= Gerald Bailey =

British politician

Vernon Gerald Bailey (1903 – 12 May 1975), was a prominent British peace campaigner and Liberal Party politician who was an early pioneer of a Popular Front later advocated by Sir Stafford Cripps.

He was the son of Vernon Bailey of Clitheroe, Lancashire. He was educated at Bootham School, York and Clare College, Cambridge.

He was the Liberal candidate for the Petersfield Division of Hampshire at the 1929 General Election.

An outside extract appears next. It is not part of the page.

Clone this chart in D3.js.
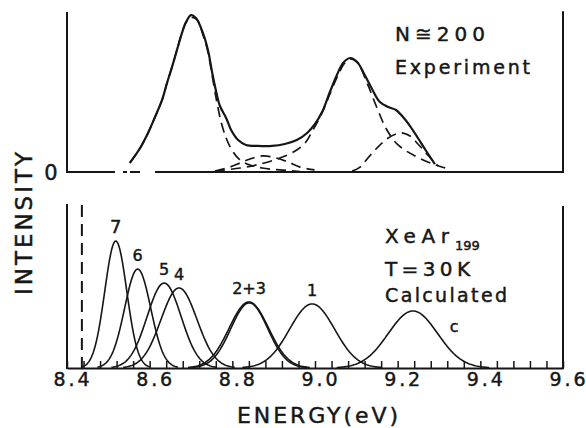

General Election 1929: Petersfield Electorate 41,587
| Party |  | Candidate | Votes | % | ±% |
|---|---|---|---|---|---|
|  | Conservative | Rt Hon. William Graham Nicholson | 15,605 | 55.0 |  |
|  | Liberal | Vernon Gerald Bailey | 9,334 | 32.9 |  |
|  | Labour | Getrude Speedwell Massingham | 3,418 | 12.1 |  |
| Majority |  |  | 6,271 | 22.1 |  |
| Turnout |  |  |  | 68.2 |  |

He was a Quaker and a committed pacifist. In 1930 he was appointed the Directing Secretary of the National Peace Council.
Bailey was re-selected by Petersfield Liberals to contest the next General Election. Following the formation of the National Government in September 1931 a general election was called. Bailey started his campaign, but when it became clear that his Conservative opponent was being endorsed by not only the Conservative leader Stanley Baldwin but also the Prime Minister Ramsay MacDonald, Bailey withdrew on 14 October.
Bailey believed that the Conservative dominated National Government could only be defeated if supporters of the Liberal and Labour parties came together locally to support a single candidate. To this end he stood as an Independent Progressive candidate for the Aldershot Division of Hampshire at the 1935 General Election. His candidature had the support of both local Liberal and Labour parties.

General Election 1935: Aldershot Electorate 41,376
| Party |  | Candidate | Votes | % | ±% |
|---|---|---|---|---|---|
|  | Conservative | Rt Hon. Viscount Wolmer | 17,730 | 73.4 |  |
|  | Independent Progressive | Vernon Gerald Bailey | 6,421 | 26.6 |  |
| Majority |  |  | 11,309 | 46.8 |  |
| Turnout |  |  |  | 58.4 |  |

In 1948 he played a leading role at Geneva in the formation of the World Union of Peace Organisations. In 1949 he resigned from his position at the National Peace Council. Bailey was the author of a number of books on Peace, including Peace with Russia? (1950), The Politics of Peace (1963) and Problems of peace (1970).